The film is punctuated by Blake reading her columns, which includes quotes like “I think you can tell a lot about a person by the way they get into a pool.” While I don’t find Blake exceptionally great at writing, I don’t know if that’s a fair criticism since the film doesn’t paint her as an authority—self-appointed or otherwise. She gets some compliments, but there’s never anyone grabbing her by the shoulders and telling her she’s the Most Amazing Writer Who Ever Lived (a very tiring pattern in movies). The newspaper is one of Blake’s main motivations—she even applies for a grant at one point—but it rarely feels like something she’s exceptionally passionate about. In fact, there’s a persistent aimlessness to Blake despite her character-defining love for Nora Ephron-esque romance and hard-hitting job. Does she want her own “fake dating becomes real dating” story? Does she want to be the cool girl who can pull off sugar-babying without any concern? Does she want to be an accomplished reporter? Does she want the newspaper story to be their “I lied to you, but now I really like you” plot point? We vacillate between these musings and suggestions. In the end, we’re still left with an approximation toward an end goal rather than a definition, ride-into-the-sunset, all-loose-ends-tied-up conclusion.

While true to life, that vacillation becomes somewhat unsatisfying.
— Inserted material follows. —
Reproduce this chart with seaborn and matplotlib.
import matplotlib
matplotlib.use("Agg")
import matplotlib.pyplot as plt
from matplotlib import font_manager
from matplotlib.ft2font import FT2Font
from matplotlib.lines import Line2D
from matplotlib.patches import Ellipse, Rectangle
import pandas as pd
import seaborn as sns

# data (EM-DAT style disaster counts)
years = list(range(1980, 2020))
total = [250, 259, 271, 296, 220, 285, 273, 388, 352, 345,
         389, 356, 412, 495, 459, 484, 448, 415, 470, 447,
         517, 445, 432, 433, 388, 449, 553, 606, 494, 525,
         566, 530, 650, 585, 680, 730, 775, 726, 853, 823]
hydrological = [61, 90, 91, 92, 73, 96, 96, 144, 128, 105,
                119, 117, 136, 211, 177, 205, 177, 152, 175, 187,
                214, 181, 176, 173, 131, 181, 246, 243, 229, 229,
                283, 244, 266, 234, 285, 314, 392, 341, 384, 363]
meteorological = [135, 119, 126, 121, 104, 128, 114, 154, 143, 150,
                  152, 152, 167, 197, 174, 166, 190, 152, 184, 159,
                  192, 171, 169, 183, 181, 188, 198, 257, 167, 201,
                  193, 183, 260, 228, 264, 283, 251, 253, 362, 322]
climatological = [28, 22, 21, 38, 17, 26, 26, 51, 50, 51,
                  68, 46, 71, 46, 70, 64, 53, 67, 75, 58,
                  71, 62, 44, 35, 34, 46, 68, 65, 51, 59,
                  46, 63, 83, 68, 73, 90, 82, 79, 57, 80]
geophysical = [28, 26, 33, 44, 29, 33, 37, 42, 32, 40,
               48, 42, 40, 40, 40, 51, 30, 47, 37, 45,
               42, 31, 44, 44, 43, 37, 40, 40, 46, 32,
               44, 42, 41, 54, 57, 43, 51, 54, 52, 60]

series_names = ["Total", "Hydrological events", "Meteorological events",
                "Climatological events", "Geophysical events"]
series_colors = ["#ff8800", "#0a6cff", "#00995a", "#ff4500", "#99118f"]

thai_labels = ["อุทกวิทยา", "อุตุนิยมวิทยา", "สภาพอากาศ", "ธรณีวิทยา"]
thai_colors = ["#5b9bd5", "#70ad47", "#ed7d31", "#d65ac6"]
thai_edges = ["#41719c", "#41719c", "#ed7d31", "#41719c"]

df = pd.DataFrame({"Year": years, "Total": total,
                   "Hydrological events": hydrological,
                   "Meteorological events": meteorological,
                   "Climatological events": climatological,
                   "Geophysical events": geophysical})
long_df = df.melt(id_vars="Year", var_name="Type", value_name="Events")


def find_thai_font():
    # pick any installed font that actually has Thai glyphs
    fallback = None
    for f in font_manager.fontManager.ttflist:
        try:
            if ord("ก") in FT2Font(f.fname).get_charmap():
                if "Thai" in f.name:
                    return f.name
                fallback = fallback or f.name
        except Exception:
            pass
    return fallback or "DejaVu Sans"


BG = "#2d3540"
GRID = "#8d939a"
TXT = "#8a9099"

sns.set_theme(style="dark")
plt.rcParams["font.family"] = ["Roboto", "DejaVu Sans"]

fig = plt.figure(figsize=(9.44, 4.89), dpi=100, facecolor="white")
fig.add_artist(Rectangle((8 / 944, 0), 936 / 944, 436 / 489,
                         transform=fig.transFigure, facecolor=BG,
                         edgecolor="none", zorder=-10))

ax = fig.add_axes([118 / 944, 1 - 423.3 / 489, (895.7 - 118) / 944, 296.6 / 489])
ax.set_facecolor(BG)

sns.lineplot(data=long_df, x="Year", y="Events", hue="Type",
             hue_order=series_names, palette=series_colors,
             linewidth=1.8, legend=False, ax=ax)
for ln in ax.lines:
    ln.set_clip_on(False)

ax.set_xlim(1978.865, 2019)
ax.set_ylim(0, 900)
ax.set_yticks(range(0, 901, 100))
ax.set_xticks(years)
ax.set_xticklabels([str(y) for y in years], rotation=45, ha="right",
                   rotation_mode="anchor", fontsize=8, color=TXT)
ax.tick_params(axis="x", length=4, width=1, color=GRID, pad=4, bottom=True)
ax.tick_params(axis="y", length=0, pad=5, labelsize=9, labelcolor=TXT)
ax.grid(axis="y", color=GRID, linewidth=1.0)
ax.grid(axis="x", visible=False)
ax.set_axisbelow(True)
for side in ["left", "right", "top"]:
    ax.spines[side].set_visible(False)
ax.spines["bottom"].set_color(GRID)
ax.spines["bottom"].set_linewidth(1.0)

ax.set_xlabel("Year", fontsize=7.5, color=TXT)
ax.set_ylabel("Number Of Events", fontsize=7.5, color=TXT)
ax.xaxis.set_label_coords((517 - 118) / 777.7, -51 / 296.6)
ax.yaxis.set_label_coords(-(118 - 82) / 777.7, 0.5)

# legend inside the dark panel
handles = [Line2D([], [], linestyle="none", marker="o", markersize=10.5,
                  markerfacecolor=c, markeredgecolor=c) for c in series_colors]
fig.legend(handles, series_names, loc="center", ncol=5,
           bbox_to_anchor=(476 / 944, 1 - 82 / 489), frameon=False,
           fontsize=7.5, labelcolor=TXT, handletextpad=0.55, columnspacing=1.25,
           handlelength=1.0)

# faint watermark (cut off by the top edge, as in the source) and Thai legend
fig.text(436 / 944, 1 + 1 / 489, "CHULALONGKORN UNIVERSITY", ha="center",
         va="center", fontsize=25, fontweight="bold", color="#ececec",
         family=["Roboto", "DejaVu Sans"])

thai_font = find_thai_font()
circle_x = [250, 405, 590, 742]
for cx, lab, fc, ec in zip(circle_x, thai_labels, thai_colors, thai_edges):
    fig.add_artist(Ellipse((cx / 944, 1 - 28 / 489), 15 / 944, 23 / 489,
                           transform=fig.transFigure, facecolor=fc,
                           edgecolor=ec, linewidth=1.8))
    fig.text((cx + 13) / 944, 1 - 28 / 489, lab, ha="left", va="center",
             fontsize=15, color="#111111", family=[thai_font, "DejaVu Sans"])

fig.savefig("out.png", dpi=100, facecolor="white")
That’s not to say the film needs to ramp up the stakes—the high intensity, shock-value, aggressively sexual alternative (Elizabeth Wood’s White Girl somehow springs to mind) doesn’t suit this film. Nor does the cute, wink-at-the-viewer tone of the recent Netflix hit Set It Up. The film successfully gets you invested in Blake’s story, but starts to lean on cliche in the end. The result is cute though, so you don’t really mind all that much.

While no doubt adjacent to sex work, this is a coming-of-age type journey above all else. While the question of whether sugar baby-ing qualifies as sex work is consistently brought up throughout the film, and even refuted by a few different characters, the nagging question ends up feeling—perhaps unintentionally—somewhat open-ended. Stone gestures to the transactional nature of a many relationships, but focuses on the personal story: there is no investigation here, simply a girl experimenting. It might’ve been nice to have something that explicitly rebuked the idea that sex work is something to react to with disgust though, since the combative need to distinguish between sugar-babying and prostitution often comes from a derogatory perception of sex workers that should probably be unpacked.

The New Romantic is, in many aspects, an old romantic in that capital-R way. A glorification of a past age thought to be lost. A figure seeks an extreme, true emotion that leaves one struck with the sublime. Neither she nor the plot quite reach the sublime, but the film is enjoyable nonetheless.

The New Romantic is out in US theaters today.